Biden: U.S. will act if China attacks Taiwan
President Joe Biden said the U.S. military would intervene to defend Taiwan in any attack from China, comments that appeared to break from the longstanding U.S. policy of “strategic ambiguity” before they were walked back by White House officials.
Asked during a press briefing on Monday in Tokyo whether the U.S. would be willing to get involved militarily to defend Taiwan after not doing so in Ukraine, Biden said, “Yes — it’s a commitment we made.”
“We agree with the One China policy, we signed onto it and all the attendant agreements made from there,” Biden added. “But the idea that — that it can be taken by force, just taken by force, is just not — it’s just not appropriate. It will dislocate the entire region and be another action similar to what happened in Ukraine.
“It’s a burden that’s even stronger,” he added.
Earlier in the briefing, Biden had said that U.S. policy toward Taiwan
“has not changed at all.” A White House spokeswoman repeated that comment after Biden’s remarks, saying the president reiterated the United States’ “One China Policy” and its commitment under the Taiwan Relations Act to provide Taiwan with the military means to defend itself.

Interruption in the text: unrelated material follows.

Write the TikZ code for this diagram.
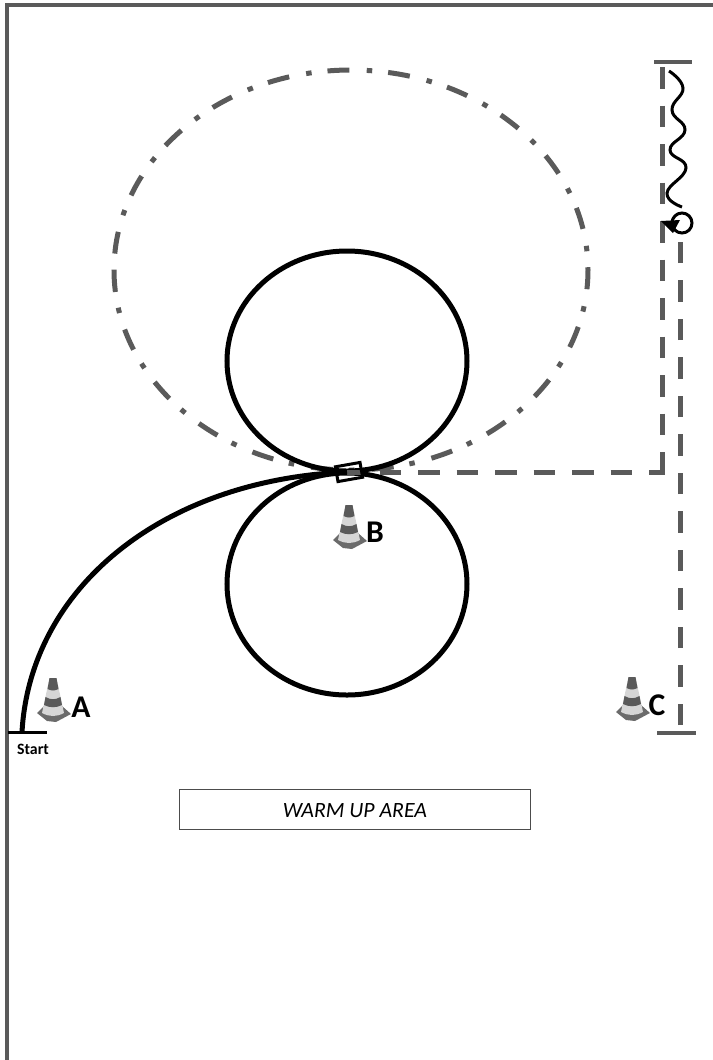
\documentclass[tikz,border=0pt]{standalone}
\usepackage{fontspec}
\setmainfont{Carlito}
\usetikzlibrary{arrows.meta,positioning,shapes.geometric}

\definecolor{linegray}{RGB}{90,90,90}

% traffic cone, origin at the middle of its foot
\newcommand{\conepic}[1]{
  \begin{scope}[shift={(#1)}]
    \fill[linegray!90] (-16,2) -- (-9,-5) -- (9,-5) -- (18,3) -- (3,11) -- (-6,10) -- cycle;
    \fill[linegray!25] (-11,2) -- (-3.5,-33) -- (3.5,-33) -- (11,2) .. controls (3,6) and (-3,6) .. (-11,2) -- cycle;
    \fill[linegray] (-3.5,-33) -- (3.5,-33) -- (5.5,-22) .. controls (1,-20) and (-1,-20) .. (-5.5,-22) -- cycle;
    \fill[linegray] (-7.5,-14) .. controls (-2,-11) and (2,-11) .. (7.5,-14) -- (9,-6) .. controls (3,-3) and (-3,-3) .. (-9,-6) -- cycle;
  \end{scope}
}

\begin{document}
\begin{tikzpicture}[
  x=0.2mm, y=-0.2mm,
  wall/.style={draw=linegray, line width=0.8mm},
  lap/.style={draw, line width=1mm, ellipse, inner sep=0pt},
  run/.style={draw=linegray, line width=1mm, dash pattern=on 4.3mm off 3.4mm},
  gait/.style={draw=linegray, line width=1mm, ellipse, inner sep=0pt, dash pattern=on 4.4mm off 3.2mm on 1.1mm off 3.455mm},
  bar/.style={draw=linegray, line width=0.7mm},
  lbl/.style={font=\fontsize{18}{18}\selectfont\bfseries, inner sep=0pt}
]
\useasboundingbox (0,0) rectangle (713,1060);
\draw[wall] (7,1060) -- (7,5) -- (713,5);

\coordinate (cross) at (347,472);
\coordinate (cornerin) at (662,472);
\coordinate (cornerout) at (664.5,472);
\coordinate (topin) at (662,67);
\coordinate (topl) at (654,62);
\coordinate (topr) at (692,62);
\coordinate (botl) at (657,733);
\coordinate (botr) at (696,733);
\coordinate (botrun) at (680,725);
\coordinate (turntop) at (680,242);
\coordinate (startl) at (8,732);
\coordinate (startr) at (47,732);
\coordinate (startc) at (22,732);

% gait ellipse and the two laps
\node[gait, rotate=180, minimum width=94.8mm, minimum height=80mm] (gaitline) at (351,270) {};
\node[lap, minimum width=48mm, minimum height=44mm] (upper) at (347,361) {};
\node[lap, minimum width=48mm, minimum height=44.4mm] (lower) at (347,584) {};

% runs
\draw[run] (topin) -- (cornerin);
\draw[run, dash phase=1.16mm] (cross) -- (cornerout);
\draw[run] (botrun) -- (turntop);
\draw[bar] (topl) -- (topr);
\draw[bar] (botl) -- (botr);

% start curve
\draw[line width=1mm] (startc) .. controls (30,590) and (160,480) .. (cross);
\draw[line width=0.6mm] (startl) -- (startr);
\node[font=\bfseries\fontsize{9}{9}\selectfont, inner sep=0pt] (start) at (33,749) {Start};

% halt box on the centre line
\node[draw, line width=0.6mm, minimum width=5mm, minimum height=3mm, inner sep=0pt, rotate=10] (halt) at (349,472) {};

% wavy line and the turn
\draw[line width=0.6mm] plot[smooth, tension=0.8] coordinates {(669,71) (683,88) (672,110) (685,130) (670,150) (686,168) (667,193) (682,207)};
\node[draw, circle, line width=0.6mm, minimum size=4mm, inner sep=0pt] (turn) at (682,223) {};
\fill (661,221) -- (680,220) -- (673,233) -- cycle;

% cones
\conepic{53,711}
\conepic{349,538}
\conepic{632,710}
\node[lbl] (a) at (81,707) {A};
\node[lbl] (b) at (375,532) {B};
\node[lbl] (c) at (657,705) {C};

\node[draw=black!70, line width=0.2mm, minimum width=70mm, minimum height=8mm, inner sep=0pt,
  text height=3.4mm, text depth=0pt,
  font=\itshape\fontsize{12.4}{12.4}\selectfont] (warm) at (355,809) {WARM UP AREA};
\end{tikzpicture}
\end{document}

White House officials later said that Biden simply meant the U.S. would provide military equipment to Taiwan, not send troops to defend the island if China attacks, which would constitute a landmark shift in policy.
Since taking office, Biden has repeatedly used language about Taiwan that appeared to alter policy in place since around the time the U.S. switched diplomatic recognition to Beijing. Last year, Biden or his aides needed to clarify his remarks on Taiwan on at least four separate occasions, including his description of the island as “independent” — China’s oft-stated red line for an invasion.
His comments on Monday were particularly striking because they came at a high-profile event on his first trip to Asia. The U.S. policy of “strategic ambiguity” on Taiwan, which Biden has backed repeatedly during his time in Washington, is intended to minimize the risk of a direct conflict with China, which claims the separately governed island as part of its territory despite never controlling it.
Biden’s remarks angered Beijing, which has warned the U.S. repeatedly over its increased support for Taiwan. Foreign Ministry spokesman Wang Wenbin on Monday said China deplored Biden’s comments and said the U.S. should refrain from sending the wrong message “to avoid causing grave damage to bilateral relations.”
“On issues bearing on China’s core interests, including its sovereignty and territorial integrity, there is no room for compromise or concession,” Wang said.
Yang Jiechi, Beijing’s top diplomat, last week issued a similar warning to national security adviser Jake Sullivan.
“If the U.S. side insists on playing the Taiwan card and goes further and further down the wrong road, it will certainly lead to a dangerous situation,” he said.
Taiwan thanked Biden for his remarks, saying they showed the U.S.’s promises toward the island were “rock solid.”
“Our government remains unwavered in its resolve to firmly defend Taiwan’s freedom, democracy and security,” Taiwan’s Foreign Ministry said in a statement. “We will continue to enhance our selfdefense capabilities, and deepen cooperation with like-minded countries including the U.S. and Japan to jointly safeguard security in the Taiwan Strait and rule-based international order.”
In May 2021, Biden’s Asia czar Kurt Campbell told a Financial Times conference that there would be “significant downsides” if the U.S. declared it would defend Taiwan from a Chinese attack. He called for maintaining “strategic ambiguity” toward the island, the newspaper reported.